-- Start of Stored data --

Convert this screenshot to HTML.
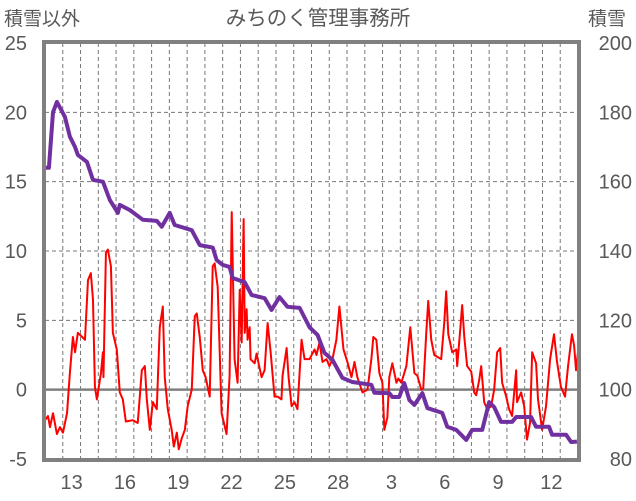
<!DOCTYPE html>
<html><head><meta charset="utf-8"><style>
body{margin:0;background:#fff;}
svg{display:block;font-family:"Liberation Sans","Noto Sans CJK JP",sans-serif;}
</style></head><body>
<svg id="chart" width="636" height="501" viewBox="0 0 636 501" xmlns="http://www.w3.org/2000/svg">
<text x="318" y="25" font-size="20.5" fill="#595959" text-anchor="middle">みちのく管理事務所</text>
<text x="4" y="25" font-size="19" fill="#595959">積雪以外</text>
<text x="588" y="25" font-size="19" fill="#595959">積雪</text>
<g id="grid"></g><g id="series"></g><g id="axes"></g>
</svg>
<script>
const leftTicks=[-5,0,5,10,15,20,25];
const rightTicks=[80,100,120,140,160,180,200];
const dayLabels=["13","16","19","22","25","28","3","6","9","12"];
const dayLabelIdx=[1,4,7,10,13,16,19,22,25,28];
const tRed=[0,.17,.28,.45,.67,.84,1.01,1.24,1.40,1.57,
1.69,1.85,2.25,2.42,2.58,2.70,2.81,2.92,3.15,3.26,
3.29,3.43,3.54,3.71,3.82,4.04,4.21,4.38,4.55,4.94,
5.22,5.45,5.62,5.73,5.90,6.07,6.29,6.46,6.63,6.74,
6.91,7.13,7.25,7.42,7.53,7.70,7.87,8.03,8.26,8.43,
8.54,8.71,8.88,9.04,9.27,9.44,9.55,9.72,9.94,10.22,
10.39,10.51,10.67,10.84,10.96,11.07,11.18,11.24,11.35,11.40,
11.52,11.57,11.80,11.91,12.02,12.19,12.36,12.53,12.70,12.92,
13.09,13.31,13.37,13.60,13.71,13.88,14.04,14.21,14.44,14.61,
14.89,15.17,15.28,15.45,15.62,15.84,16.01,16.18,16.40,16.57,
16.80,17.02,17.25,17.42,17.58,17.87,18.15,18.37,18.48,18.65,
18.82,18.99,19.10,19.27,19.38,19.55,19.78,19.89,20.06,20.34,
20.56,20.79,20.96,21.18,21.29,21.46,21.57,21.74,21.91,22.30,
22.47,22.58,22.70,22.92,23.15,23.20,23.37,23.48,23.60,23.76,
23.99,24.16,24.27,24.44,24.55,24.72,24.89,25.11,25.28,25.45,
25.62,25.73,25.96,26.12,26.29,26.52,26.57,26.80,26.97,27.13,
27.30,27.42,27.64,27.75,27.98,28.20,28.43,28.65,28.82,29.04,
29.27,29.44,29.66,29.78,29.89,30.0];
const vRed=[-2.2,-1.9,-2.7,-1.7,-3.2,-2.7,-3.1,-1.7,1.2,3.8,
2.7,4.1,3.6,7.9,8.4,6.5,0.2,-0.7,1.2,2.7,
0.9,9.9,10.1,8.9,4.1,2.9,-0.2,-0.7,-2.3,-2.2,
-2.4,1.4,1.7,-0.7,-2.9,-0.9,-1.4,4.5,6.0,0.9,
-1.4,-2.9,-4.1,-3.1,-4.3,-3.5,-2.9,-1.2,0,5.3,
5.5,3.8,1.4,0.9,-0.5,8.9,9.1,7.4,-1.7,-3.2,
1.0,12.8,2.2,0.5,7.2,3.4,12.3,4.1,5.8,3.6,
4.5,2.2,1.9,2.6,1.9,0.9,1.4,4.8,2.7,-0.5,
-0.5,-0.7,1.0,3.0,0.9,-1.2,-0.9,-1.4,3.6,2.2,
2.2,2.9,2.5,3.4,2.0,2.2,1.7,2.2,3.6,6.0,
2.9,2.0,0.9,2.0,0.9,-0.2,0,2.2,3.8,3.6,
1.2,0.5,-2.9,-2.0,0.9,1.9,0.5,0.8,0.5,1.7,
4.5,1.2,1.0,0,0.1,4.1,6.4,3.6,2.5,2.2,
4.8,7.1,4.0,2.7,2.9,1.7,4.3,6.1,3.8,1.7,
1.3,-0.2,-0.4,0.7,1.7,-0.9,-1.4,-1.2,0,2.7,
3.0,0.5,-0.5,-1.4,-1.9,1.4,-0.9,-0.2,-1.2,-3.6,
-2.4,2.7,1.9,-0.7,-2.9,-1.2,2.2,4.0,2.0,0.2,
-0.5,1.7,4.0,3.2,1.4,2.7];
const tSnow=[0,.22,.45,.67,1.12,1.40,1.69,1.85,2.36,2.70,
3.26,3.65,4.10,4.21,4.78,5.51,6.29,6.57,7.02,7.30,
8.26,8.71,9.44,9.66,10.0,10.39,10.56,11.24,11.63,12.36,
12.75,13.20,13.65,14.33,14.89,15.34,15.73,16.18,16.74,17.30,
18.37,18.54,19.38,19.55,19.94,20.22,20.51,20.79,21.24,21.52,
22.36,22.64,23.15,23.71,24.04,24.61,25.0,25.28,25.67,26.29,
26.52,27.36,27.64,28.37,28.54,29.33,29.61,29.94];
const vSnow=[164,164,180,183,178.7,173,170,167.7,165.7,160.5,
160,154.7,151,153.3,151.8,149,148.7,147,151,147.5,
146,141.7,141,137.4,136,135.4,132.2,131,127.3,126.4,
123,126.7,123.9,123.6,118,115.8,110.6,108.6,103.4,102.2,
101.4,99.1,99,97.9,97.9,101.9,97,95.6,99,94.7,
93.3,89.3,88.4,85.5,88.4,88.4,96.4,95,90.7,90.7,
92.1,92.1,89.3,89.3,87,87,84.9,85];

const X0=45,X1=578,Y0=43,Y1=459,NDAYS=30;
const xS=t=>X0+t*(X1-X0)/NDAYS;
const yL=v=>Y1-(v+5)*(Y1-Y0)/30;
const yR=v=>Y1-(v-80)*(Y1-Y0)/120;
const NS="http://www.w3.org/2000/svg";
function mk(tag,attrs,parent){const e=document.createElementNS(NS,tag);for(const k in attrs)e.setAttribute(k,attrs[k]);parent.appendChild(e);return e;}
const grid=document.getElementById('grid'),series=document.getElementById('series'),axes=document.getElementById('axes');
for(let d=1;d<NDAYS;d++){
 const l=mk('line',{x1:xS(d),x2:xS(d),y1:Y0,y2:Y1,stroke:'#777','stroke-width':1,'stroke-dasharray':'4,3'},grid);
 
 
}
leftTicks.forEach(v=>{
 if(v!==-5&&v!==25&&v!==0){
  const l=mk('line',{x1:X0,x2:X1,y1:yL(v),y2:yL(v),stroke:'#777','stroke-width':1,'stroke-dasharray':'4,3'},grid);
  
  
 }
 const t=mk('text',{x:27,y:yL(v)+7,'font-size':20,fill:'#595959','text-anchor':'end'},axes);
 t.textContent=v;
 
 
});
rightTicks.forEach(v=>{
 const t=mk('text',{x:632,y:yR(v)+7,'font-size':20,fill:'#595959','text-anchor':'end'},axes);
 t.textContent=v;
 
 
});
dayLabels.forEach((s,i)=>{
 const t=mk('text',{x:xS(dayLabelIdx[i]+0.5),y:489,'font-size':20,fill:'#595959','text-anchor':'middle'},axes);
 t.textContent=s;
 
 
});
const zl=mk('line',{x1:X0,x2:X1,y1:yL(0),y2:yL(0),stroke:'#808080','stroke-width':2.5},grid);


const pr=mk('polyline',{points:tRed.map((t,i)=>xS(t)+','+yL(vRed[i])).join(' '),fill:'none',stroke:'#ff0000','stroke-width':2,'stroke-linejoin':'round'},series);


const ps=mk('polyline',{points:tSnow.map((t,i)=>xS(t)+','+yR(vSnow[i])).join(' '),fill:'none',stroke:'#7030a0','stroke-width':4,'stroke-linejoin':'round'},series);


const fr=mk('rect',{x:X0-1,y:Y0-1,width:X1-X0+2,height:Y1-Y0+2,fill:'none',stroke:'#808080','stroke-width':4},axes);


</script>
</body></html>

-- End of Stored data --

## What is expected
All the lines above are to be given again exactly as they read, with the pictures removed.

## Answer to this exercise
Convert this screenshot to HTML.
<!DOCTYPE html>
<html><head><meta charset="utf-8"><style>
body{margin:0;background:#fff;}
svg{display:block;font-family:"Liberation Sans","Noto Sans CJK JP",sans-serif;}
</style></head><body>
<svg id="chart" width="636" height="501" viewBox="0 0 636 501" xmlns="http://www.w3.org/2000/svg">
<text x="318" y="25" font-size="20.5" fill="#595959" text-anchor="middle">みちのく管理事務所</text>
<text x="4" y="25" font-size="19" fill="#595959">積雪以外</text>
<text x="588" y="25" font-size="19" fill="#595959">積雪</text>
<g id="grid"></g><g id="series"></g><g id="axes"></g>
</svg>
<script>
const leftTicks=[-5,0,5,10,15,20,25];
const rightTicks=[80,100,120,140,160,180,200];
const dayLabels=["13","16","19","22","25","28","3","6","9","12"];
const dayLabelIdx=[1,4,7,10,13,16,19,22,25,28];
const tRed=[0,.17,.28,.45,.67,.84,1.01,1.24,1.40,1.57,
1.69,1.85,2.25,2.42,2.58,2.70,2.81,2.92,3.15,3.26,
3.29,3.43,3.54,3.71,3.82,4.04,4.21,4.38,4.55,4.94,
5.22,5.45,5.62,5.73,5.90,6.07,6.29,6.46,6.63,6.74,
6.91,7.13,7.25,7.42,7.53,7.70,7.87,8.03,8.26,8.43,
8.54,8.71,8.88,9.04,9.27,9.44,9.55,9.72,9.94,10.22,
10.39,10.51,10.67,10.84,10.96,11.07,11.18,11.24,11.35,11.40,
11.52,11.57,11.80,11.91,12.02,12.19,12.36,12.53,12.70,12.92,
13.09,13.31,13.37,13.60,13.71,13.88,14.04,14.21,14.44,14.61,
14.89,15.17,15.28,15.45,15.62,15.84,16.01,16.18,16.40,16.57,
16.80,17.02,17.25,17.42,17.58,17.87,18.15,18.37,18.48,18.65,
18.82,18.99,19.10,19.27,19.38,19.55,19.78,19.89,20.06,20.34,
20.56,20.79,20.96,21.18,21.29,21.46,21.57,21.74,21.91,22.30,
22.47,22.58,22.70,22.92,23.15,23.20,23.37,23.48,23.60,23.76,
23.99,24.16,24.27,24.44,24.55,24.72,24.89,25.11,25.28,25.45,
25.62,25.73,25.96,26.12,26.29,26.52,26.57,26.80,26.97,27.13,
27.30,27.42,27.64,27.75,27.98,28.20,28.43,28.65,28.82,29.04,
29.27,29.44,29.66,29.78,29.89,30.0];
const vRed=[-2.2,-1.9,-2.7,-1.7,-3.2,-2.7,-3.1,-1.7,1.2,3.8,
2.7,4.1,3.6,7.9,8.4,6.5,0.2,-0.7,1.2,2.7,
0.9,9.9,10.1,8.9,4.1,2.9,-0.2,-0.7,-2.3,-2.2,
-2.4,1.4,1.7,-0.7,-2.9,-0.9,-1.4,4.5,6.0,0.9,
-1.4,-2.9,-4.1,-3.1,-4.3,-3.5,-2.9,-1.2,0,5.3,
5.5,3.8,1.4,0.9,-0.5,8.9,9.1,7.4,-1.7,-3.2,
1.0,12.8,2.2,0.5,7.2,3.4,12.3,4.1,5.8,3.6,
4.5,2.2,1.9,2.6,1.9,0.9,1.4,4.8,2.7,-0.5,
-0.5,-0.7,1.0,3.0,0.9,-1.2,-0.9,-1.4,3.6,2.2,
2.2,2.9,2.5,3.4,2.0,2.2,1.7,2.2,3.6,6.0,
2.9,2.0,0.9,2.0,0.9,-0.2,0,2.2,3.8,3.6,
1.2,0.5,-2.9,-2.0,0.9,1.9,0.5,0.8,0.5,1.7,
4.5,1.2,1.0,0,0.1,4.1,6.4,3.6,2.5,2.2,
4.8,7.1,4.0,2.7,2.9,1.7,4.3,6.1,3.8,1.7,
1.3,-0.2,-0.4,0.7,1.7,-0.9,-1.4,-1.2,0,2.7,
3.0,0.5,-0.5,-1.4,-1.9,1.4,-0.9,-0.2,-1.2,-3.6,
-2.4,2.7,1.9,-0.7,-2.9,-1.2,2.2,4.0,2.0,0.2,
-0.5,1.7,4.0,3.2,1.4,2.7];
const tSnow=[0,.22,.45,.67,1.12,1.40,1.69,1.85,2.36,2.70,
3.26,3.65,4.10,4.21,4.78,5.51,6.29,6.57,7.02,7.30,
8.26,8.71,9.44,9.66,10.0,10.39,10.56,11.24,11.63,12.36,
12.75,13.20,13.65,14.33,14.89,15.34,15.73,16.18,16.74,17.30,
18.37,18.54,19.38,19.55,19.94,20.22,20.51,20.79,21.24,21.52,
22.36,22.64,23.15,23.71,24.04,24.61,25.0,25.28,25.67,26.29,
26.52,27.36,27.64,28.37,28.54,29.33,29.61,29.94];
const vSnow=[164,164,180,183,178.7,173,170,167.7,165.7,160.5,
160,154.7,151,153.3,151.8,149,148.7,147,151,147.5,
146,141.7,141,137.4,136,135.4,132.2,131,127.3,126.4,
123,126.7,123.9,123.6,118,115.8,110.6,108.6,103.4,102.2,
101.4,99.1,99,97.9,97.9,101.9,97,95.6,99,94.7,
93.3,89.3,88.4,85.5,88.4,88.4,96.4,95,90.7,90.7,
92.1,92.1,89.3,89.3,87,87,84.9,85];

const X0=45,X1=578,Y0=43,Y1=459,NDAYS=30;
const xS=t=>X0+t*(X1-X0)/NDAYS;
const yL=v=>Y1-(v+5)*(Y1-Y0)/30;
const yR=v=>Y1-(v-80)*(Y1-Y0)/120;
const NS="http://www.w3.org/2000/svg";
function mk(tag,attrs,parent){const e=document.createElementNS(NS,tag);for(const k in attrs)e.setAttribute(k,attrs[k]);parent.appendChild(e);return e;}
const grid=document.getElementById('grid'),series=document.getElementById('series'),axes=document.getElementById('axes');
for(let d=1;d<NDAYS;d++){
 const l=mk('line',{x1:xS(d),x2:xS(d),y1:Y0,y2:Y1,stroke:'#777','stroke-width':1,'stroke-dasharray':'4,3'},grid);
 
 
}
leftTicks.forEach(v=>{
 if(v!==-5&&v!==25&&v!==0){
  const l=mk('line',{x1:X0,x2:X1,y1:yL(v),y2:yL(v),stroke:'#777','stroke-width':1,'stroke-dasharray':'4,3'},grid);
  
  
 }
 const t=mk('text',{x:27,y:yL(v)+7,'font-size':20,fill:'#595959','text-anchor':'end'},axes);
 t.textContent=v;
 
 
});
rightTicks.forEach(v=>{
 const t=mk('text',{x:632,y:yR(v)+7,'font-size':20,fill:'#595959','text-anchor':'end'},axes);
 t.textContent=v;
 
 
});
dayLabels.forEach((s,i)=>{
 const t=mk('text',{x:xS(dayLabelIdx[i]+0.5),y:489,'font-size':20,fill:'#595959','text-anchor':'middle'},axes);
 t.textContent=s;
 
 
});
const zl=mk('line',{x1:X0,x2:X1,y1:yL(0),y2:yL(0),stroke:'#808080','stroke-width':2.5},grid);


const pr=mk('polyline',{points:tRed.map((t,i)=>xS(t)+','+yL(vRed[i])).join(' '),fill:'none',stroke:'#ff0000','stroke-width':2,'stroke-linejoin':'round'},series);


const ps=mk('polyline',{points:tSnow.map((t,i)=>xS(t)+','+yR(vSnow[i])).join(' '),fill:'none',stroke:'#7030a0','stroke-width':4,'stroke-linejoin':'round'},series);


const fr=mk('rect',{x:X0-1,y:Y0-1,width:X1-X0+2,height:Y1-Y0+2,fill:'none',stroke:'#808080','stroke-width':4},axes);


</script>
</body></html>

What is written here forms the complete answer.